Manufacturing Industry
To honor the day
Modern Machine Shop, Sept, 2002 by Peter C. Zelinski
If it's early September when you're reading this, then I am in Chicago. The International Manufacturing Technology Show--IMTS--is held during the first half of September in every even-numbered year. In recent years, the show has run for eight consecutive days starting with first Wednesday after Labor Day. This year, that means the last day of the show coincides with a date that all of us know too well.
At the moment I write these words, I have yet to hear of any specific plans for commemorating this date at the show. My guess is that most exhibitors, as well as the show's planners, are still uncertain as to what gesture or tribute would fit the day's solemnity. The anniversary is too big to ignore, and yet we are all too small to know how best to acknowledge it.

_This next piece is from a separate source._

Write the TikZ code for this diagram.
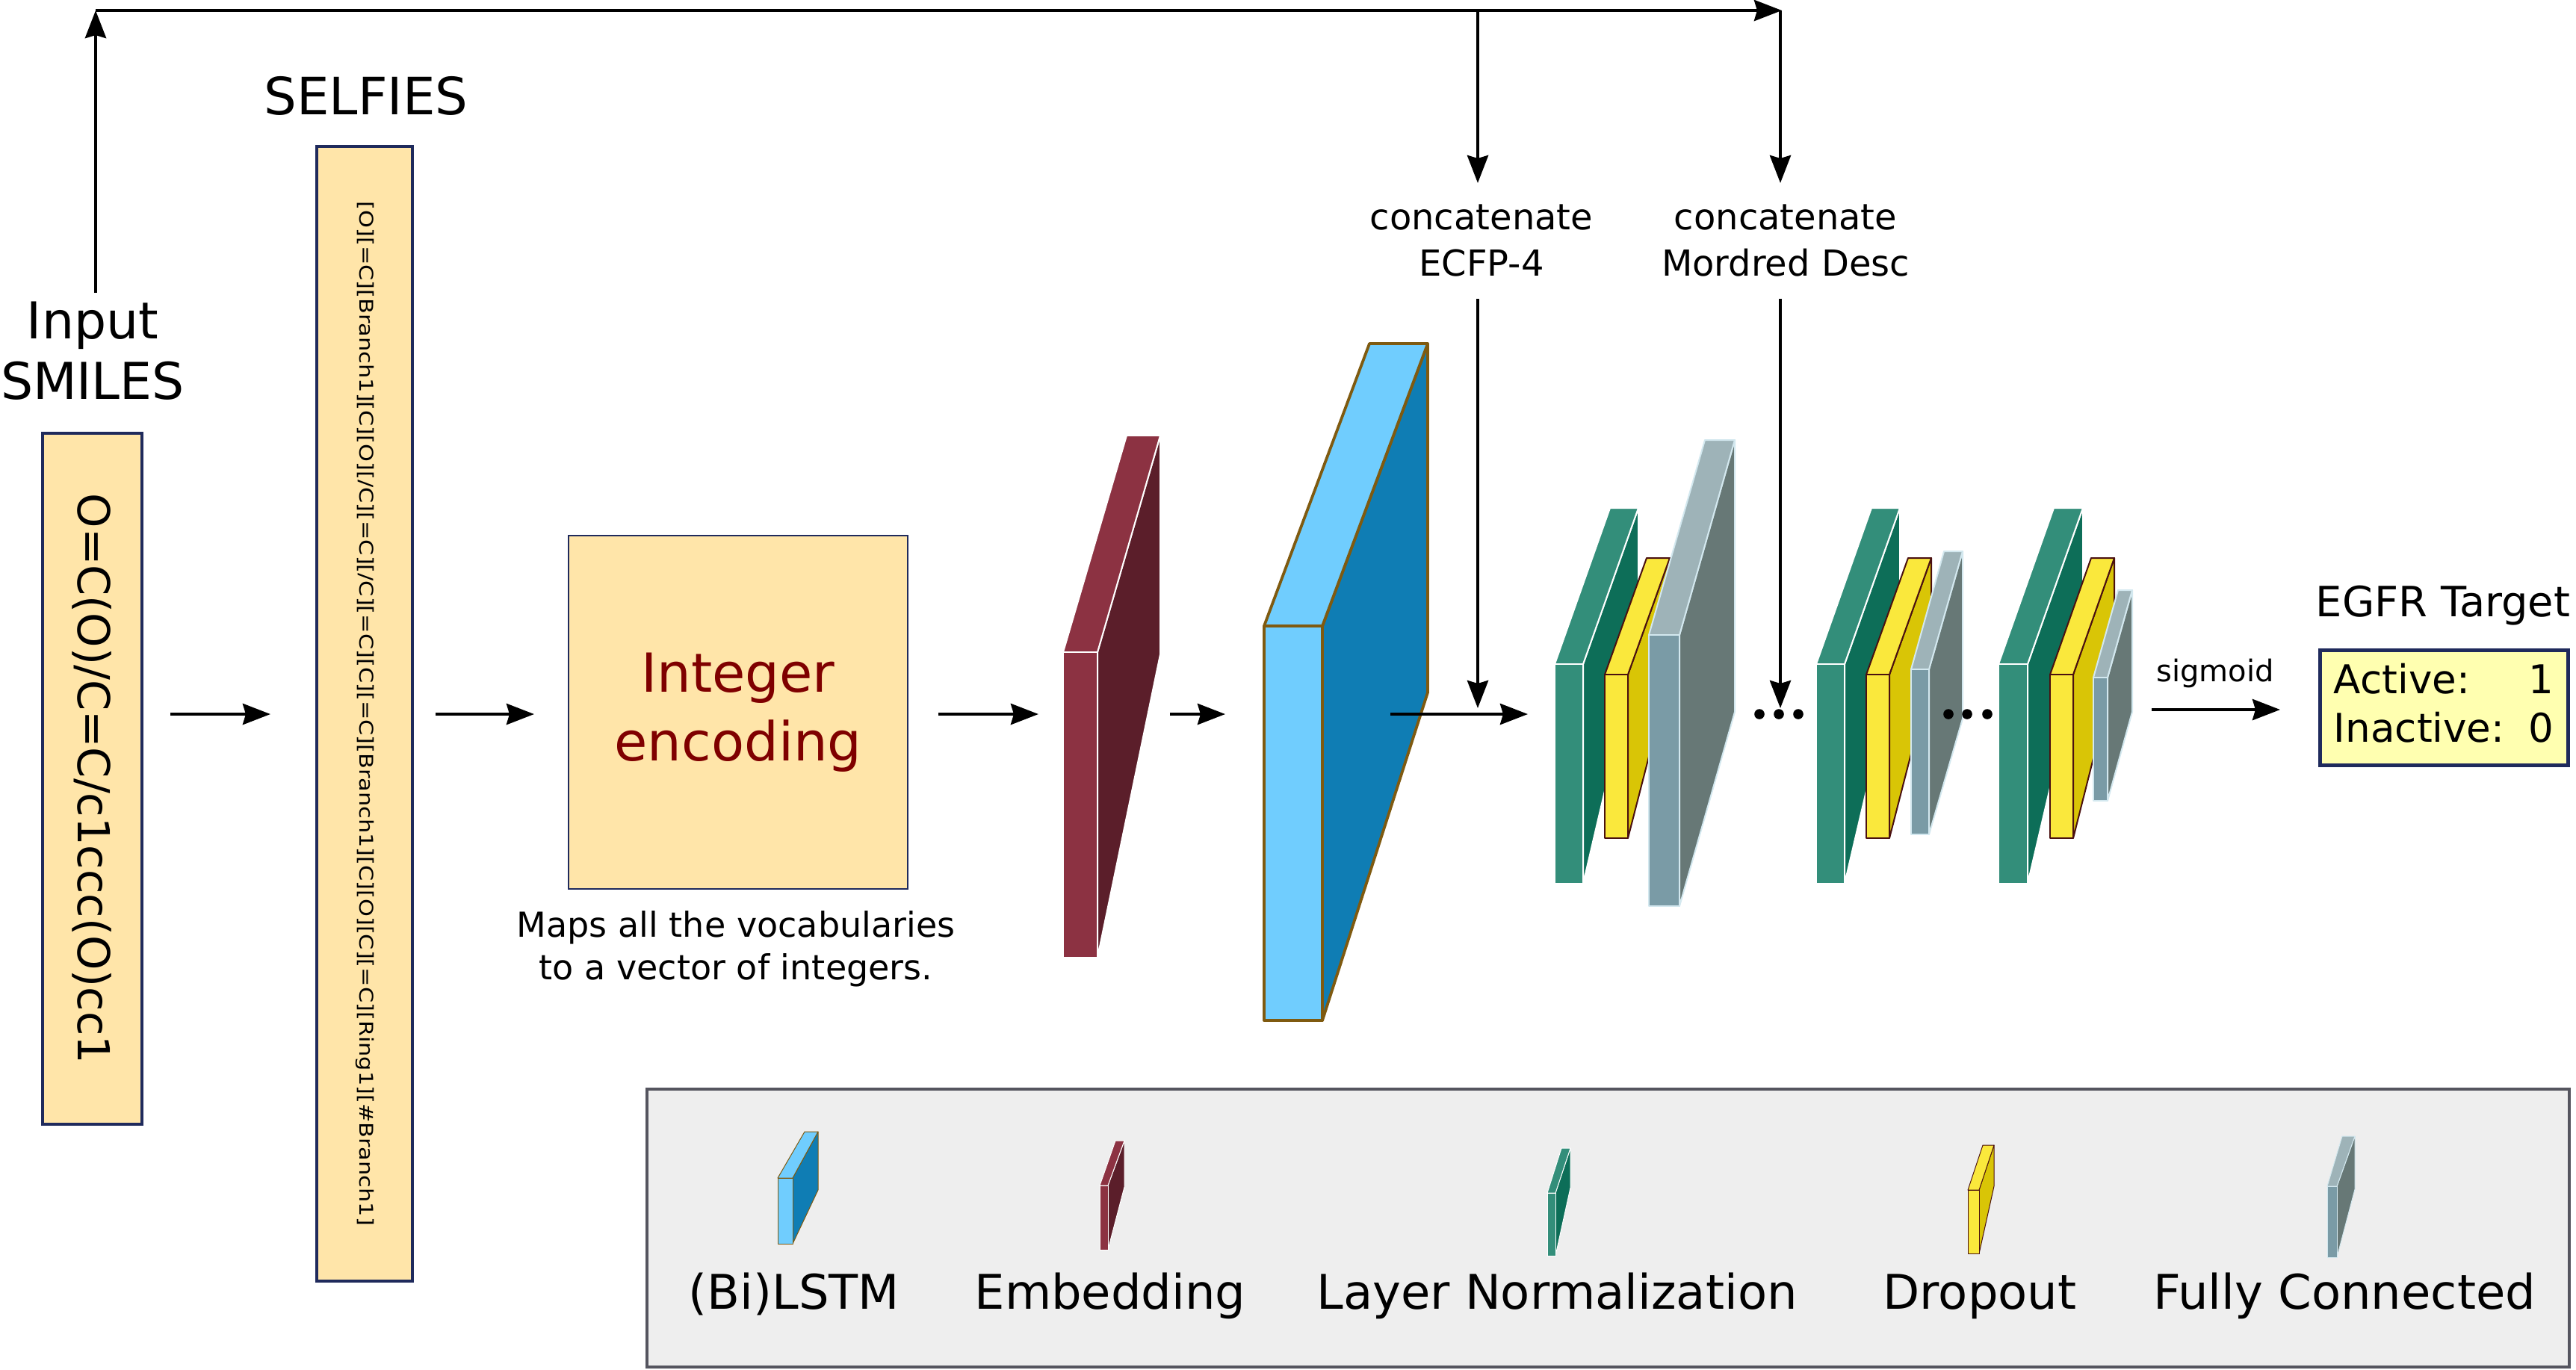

It's a difficult matter. Others--specifically, in broadcasting and in government--are wrestling with it too. And in each of these quarters there is a pat answer that doesn't fit. Honor the day with TV specials? Not if they include commercials, because our shared emotion about this day shouldn't be commandeered to assemble an audience for advertisers. And what about declaring a holiday? Also no, because holidays devolve too easily into vacation days. On Memorial Day, for example, most of us forget to remember.
In fact, declaring a holiday actually would be the less appropriate of these two ideas. Mass-media callousness at least would be business as usual, on a day when business as usual is what the murderers tried to disrupt. In place of a day off, this date should be the one occasion on our calendar when we are conscious of a commitment to continue forward.
Maybe you're at IMTS with me, reading from a copy of this issue that you picked up at the show. If so, take another look around. Look at the scope. Even in a down year, the show is enormous: 1.3 million square feet, 1,300 exhibitors and probably 100,000 registered attendees. We live in a place of such bounty, safety and hope that we can devote all of this just to thinking about manufacturing, just to the search for ways to serve one another better by producing more efficiently.
This is the kind of nation we have. And this is the nature of our civilization.
While others hate, in other words, we keep on showing up for work. A trade show such as IMTS--or for that matter, a harvest, a shipment, a construction project, a school day, a financial projection, or any other effort aimed at making instead of destroying--is perhaps the most fitting tribute we can give.